To improve its public schools, the United States should raise the status of the teaching profession by recruiting more qualified candidates, training them better, and paying them more, according to a new report on comparative educational systems.
• Top-scoring countries like Korea, Singapore and Finland recruit only high-performing college graduates for teaching positions, support them with mentoring and other help in the classroom, and take steps to raise respect for the profession.
• Teaching in the U.S. is unfortunately no longer a high-status occupation. . . . Despite the characterization of some that teaching is an easy job, with short hours and summers off, the fact is that successful, dedicated teachers in the U.S. work long hours for little pay and, in many cases, insufficient support from their leadership.

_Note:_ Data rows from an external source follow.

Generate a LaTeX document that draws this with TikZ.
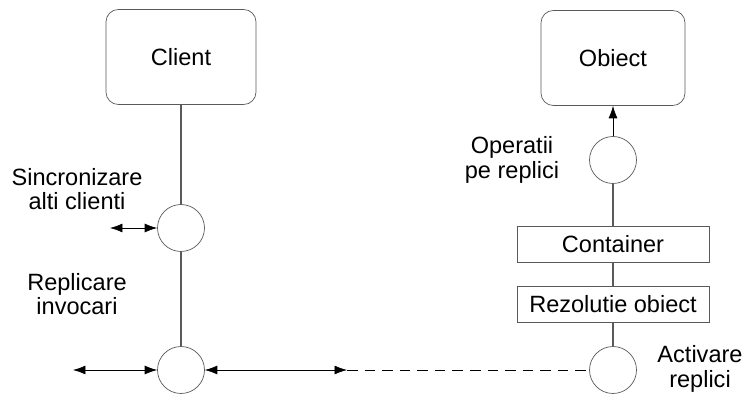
\documentclass[tikz,border=0pt]{standalone}
\usepackage{fontspec}
\setmainfont{Liberation Sans}
\usepackage{tikz}
\usetikzlibrary{arrows.meta}
\definecolor{lineg}{HTML}{5A5A5A}

\begin{document}
\begin{tikzpicture}[x=0.02cm, y=-0.02cm,
      >={Latex[length=2.5mm, width=1.8mm]},
      font=\fontsize{13.4}{14}\selectfont,
      ent/.style={draw=lineg, rounded corners=7pt, minimum width=3cm, minimum height=1.9cm, fill=white},
      lyr/.style={draw=lineg, minimum width=3.84cm, minimum height=0.72cm, fill=white},
      pt/.style={draw=lineg, circle, minimum size=0.94cm, inner sep=0pt, fill=white},
      lbl/.style={align=center, inner sep=0pt},
      wire/.style={draw=lineg, line width=0.6pt}]
    \useasboundingbox (0,0) rectangle (746,394);
    % client side
    \node[ent] (client) at (181,57) {Client};
    \node[pt] (sync) at (181,228) {};
    \node[pt] (repl) at (181,370) {};
    % object side
    \node[ent, minimum width=2.88cm] (obj) at (613,58) {Obiect};
    \node[pt] (ops) at (613,160) {};
    \node[lyr] (cont) at (613,244) {Container};
    \node[lyr] (rez) at (613,304) {Rezolutie obiect};
    \node[pt] (act) at (613,370) {};
    % free ends
    \coordinate (syncend) at (110,228);
    \coordinate (replend) at (73,370);
    \coordinate (mid) at (347,370);
    % labels
    \node[lbl] (synclbl) at (77,189) {Sincronizare\\alti clienti};
    \node[lbl] (repllbl) at (77,294) {Replicare\\invocari};
    \node[lbl] (opslbl) at (512,160) {Operatii\\pe replici};
    \node[lbl] (actlbl) at (700,369) {Activare\\replici};
    % connectors
    \path[wire] (client) -- (sync);
    \path[wire] (sync) -- (repl);
    \draw[<->] (syncend) -- (sync);
    \draw[<->] (replend) -- (repl);
    \draw[<->] (repl) -- (mid);
    \draw[dashed, dash pattern=on 6pt off 4pt] (mid) -- (act);
    \path[wire] (act) -- (rez);
    \path[wire] (rez) -- (cont);
    \path[wire] (cont) -- (ops);
    \draw[->] (ops) -- (obj);
\end{tikzpicture}
\end{document}
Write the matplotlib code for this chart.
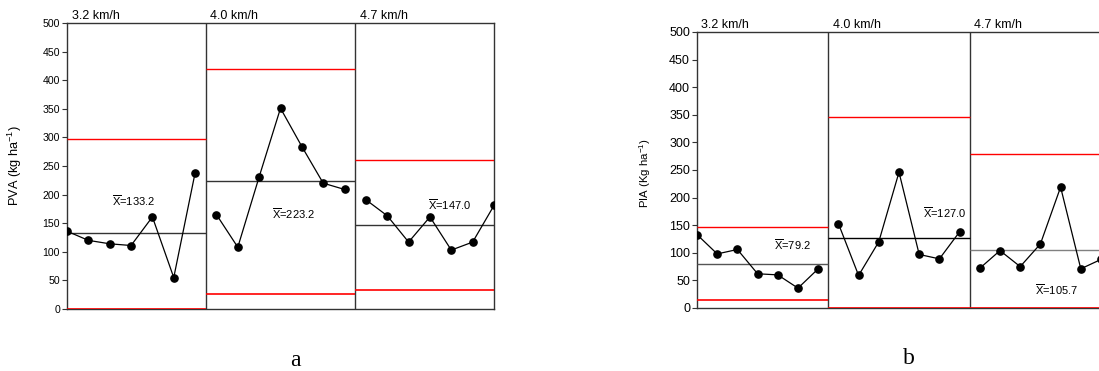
import matplotlib
matplotlib.use("Agg")
import matplotlib.pyplot as plt
import matplotlib.transforms as mtransforms
import numpy as np

plt.rcParams['font.family'] = ['Liberation Sans', 'DejaVu Sans']
plt.rcParams['mathtext.fontset'] = 'custom'
plt.rcParams['mathtext.rm'] = 'Liberation Sans'
plt.rcParams['mathtext.it'] = 'Liberation Sans'

# ---------------- data ----------------
speeds = ["3.2 km/h", "4.0 km/h", "4.7 km/h"]

pva_32 = [136, 120, 114, 111, 161, 55, 238]
pva_40 = [165, 108, 231, 351, 284, 220, 209]
pva_47 = [191, 163, 117, 161, 103, 117, 181]
pva_mean = [133.2, 223.2, 147.0]
pva_ucl = [296.6, 420.0, 260.5]
pva_lcl = [0.0, 26.8, 32.6]

pia_32 = [133, 98, 106, 62, 60, 36, 71]
pia_40 = [153, 59, 120, 246, 97, 89, 138]
pia_47 = [72, 104, 75, 116, 219, 71, 88]
pia_mean = [79.2, 127.0, 105.7]
pia_ucl = [146.7, 345.4, 279.0]
pia_lcl = [14.5, 0.0, 0.0]

yticks = [0, 50, 100, 150, 200, 250, 300, 350, 400, 450, 500]

DARK = '#333333'


def draw(ax, groups, means, ucls, lcls, ylabel, label_xy, title_y,
         mean_colors, tick_fs, label_fs):
    start = 0
    bounds = []
    for gi, g in enumerate(groups):
        x = np.arange(start, start + len(g))
        ax.plot(x, g, color='black', lw=0.9, marker='o', ms=5.2,
                mfc='black', mec='black', zorder=4)
        lo = start - 0.5 if gi > 0 else 0
        hi = start + len(g) - 0.5 if gi < len(groups) - 1 else start + len(g) - 1
        bounds.append((lo, hi))
        ax.hlines(means[gi], lo, hi, color=mean_colors[gi], lw=1.0, zorder=3)
        ax.hlines(ucls[gi], lo, hi, color='#ff0000', lw=1.0, zorder=3)
        ax.hlines(lcls[gi], lo, hi, color='#ff0000', lw=1.2, zorder=3)
        if gi > 0:
            ax.axvline(lo, color=DARK, lw=1.0, zorder=2)
        start += len(g)
    ax.set_xlim(0, start - 1)
    ax.set_ylim(0, 500)
    ax.set_yticks(yticks)
    ax.set_xticks([])
    ax.tick_params(axis='y', direction='out', length=3.5, width=0.8,
                   labelsize=tick_fs, pad=1.5, colors=DARK, labelcolor='black')
    for s in ax.spines.values():
        s.set_color(DARK)
        s.set_linewidth(1.0)
    ax.set_ylabel(ylabel, fontsize=label_fs)
    ax.yaxis.set_label_coords(label_xy[0], label_xy[1])
    trans = mtransforms.blended_transform_factory(ax.transData, ax.transAxes)
    for gi, (lo, hi) in enumerate(bounds):
        ax.text(lo + 0.22, title_y, speeds[gi], transform=trans,
                fontsize=9, ha='left', va='bottom')


fig = plt.figure(figsize=(10.99, 3.71), dpi=100)

ax1 = fig.add_axes([67 / 1099, 1 - 309 / 371, 427 / 1099, 286 / 371])
draw(ax1, [pva_32, pva_40, pva_47], pva_mean, pva_ucl, pva_lcl,
     "PVA (kg ha$^{\\mathregular{-1}}$)", (-0.100, 0.5), 1.004,
     [DARK, DARK, DARK], 7.6, 9.2)
for (xx, yy), m in zip([(3.1, 190), (10.6, 167), (17.9, 183)], pva_mean):
    ax1.text(xx, yy, "$\\overline{\\mathrm{X}}$=%.1f" % m, fontsize=8,
             ha='center', va='center')

ax2 = fig.add_axes([697 / 1099, 1 - 308 / 371, 404 / 1099, 276 / 371])
draw(ax2, [pia_32, pia_40, pia_47], pia_mean, pia_ucl, pia_lcl,
     "PIA (Kg ha$^{\\mathregular{-1}}$)", (-0.108, 0.49), 1.004,
     ['#555555', 'black', '#808080'], 9, 8.2)
for (xx, yy), m in zip([(4.75, 115), (12.25, 172), (17.8, 33)], pia_mean):
    ax2.text(xx, yy, "$\\overline{\\mathrm{X}}$=%.1f" % m, fontsize=8,
             ha='center', va='center')

fig.text(295 / 1099, 1 - 360 / 371, "a", family='Liberation Serif',
         fontsize=17, ha='center', va='center')
fig.text(909 / 1099, 1 - 358 / 371, "b", family='Liberation Serif',
         fontsize=17, ha='center', va='center')

fig.savefig("out.png", dpi=100)
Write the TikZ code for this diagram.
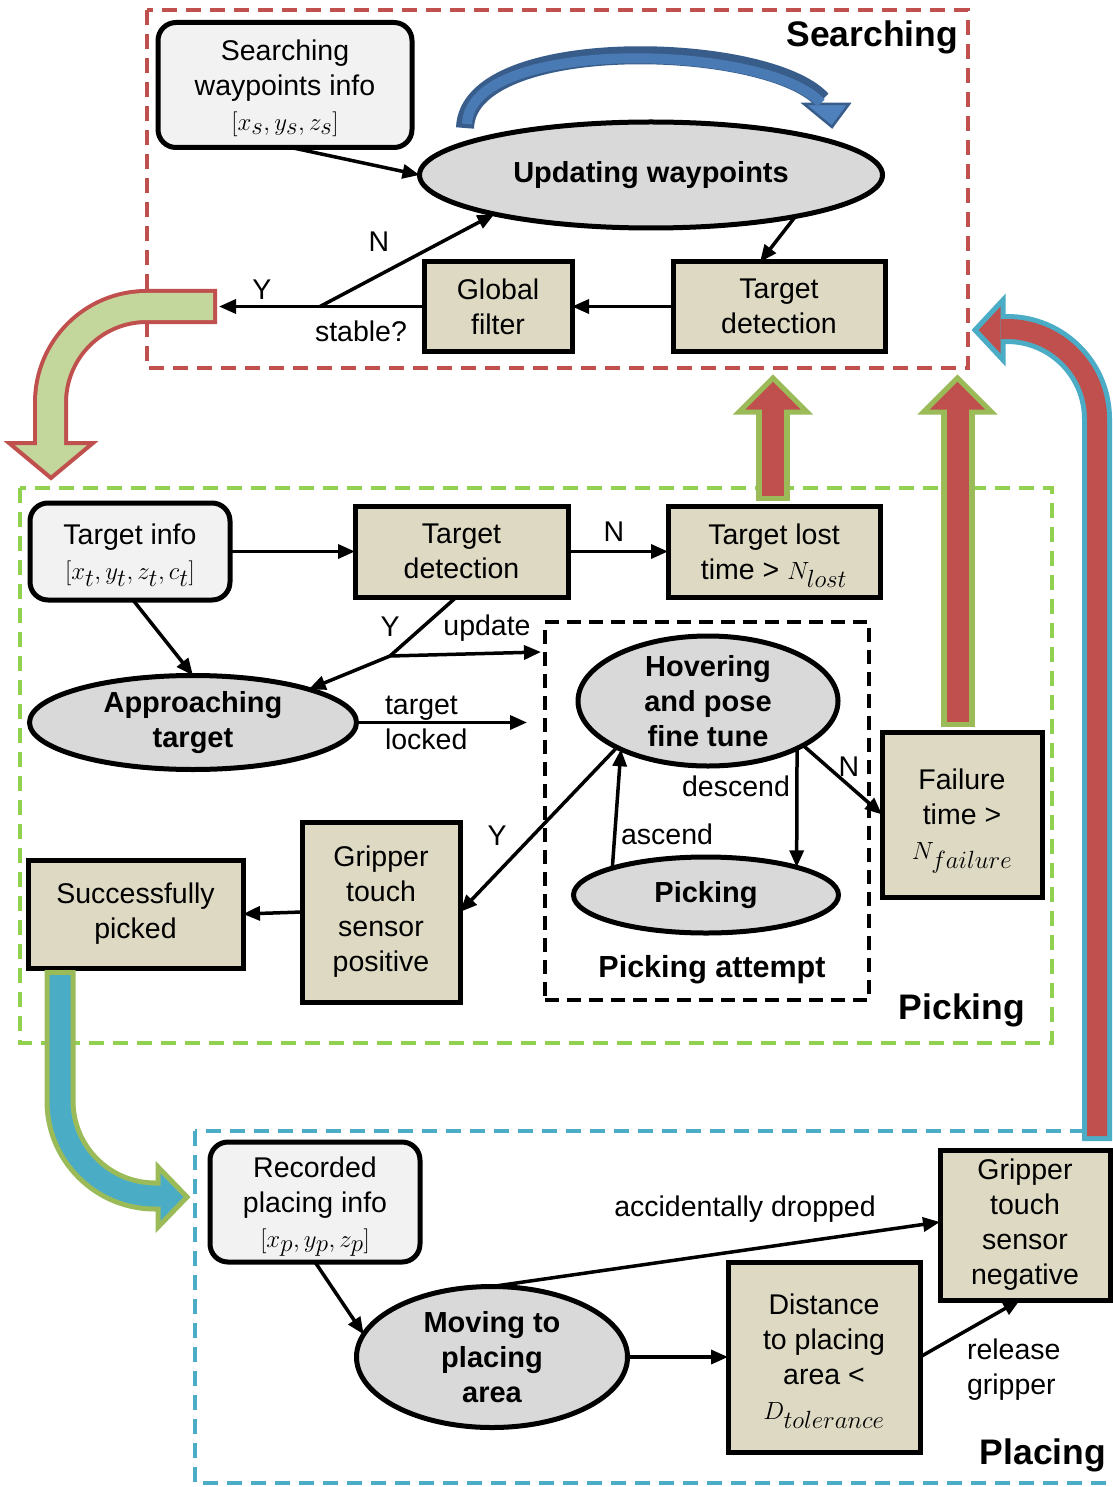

• On the most recent international tests (Pisa), the top-scoring countries were Finland and Singapore in science, Korea and Finland in reading and Singapore and Korea in math. On average, American teenagers came in 15th in reading and 19th in science. American students placed 27th in math. Only 2 percent of American students scored at the highest proficiency level, compared with 8 percent in Korea and 5 percent in Finland.
• U.S. education reformers need to adopt common academic standards, develop better tests for use by teachers in diagnosing students’ day-to-day learning needs, and train more effective school leaders.
• The top recommendation from the report—make a concerted effort to raise the status of the teaching profession.
• Teaching education programs in the U.S. must become more selective and more rigorous.
• Raising teachers’ status is not mainly about raising salaries, the report says, but pay is a factor. According to O.E.C.D. data, the average salary of a veteran elementary teacher here was $44,172 in 2008, higher than the average of $39,426 across all O.E.C.D countries (the figures were converted to compare the purchasing power of each currency). But that salary level was 40 percent below the average salary of other American college graduates. In Finland, by comparison, the veteran teacher’s salary was 13 percent less than that of the average college graduate’s.
• Only Luxembourg among the O.E.C.D. countries spends more per elementary student — but American schools spend disproportionately on other areas, like bus transportation and sports facilities.
So maybe we do have the best school system in the world if, like Fifteen a couple of weeks ago, you want to skip a day of classes, and take a school provided bus to the state basketball tournament.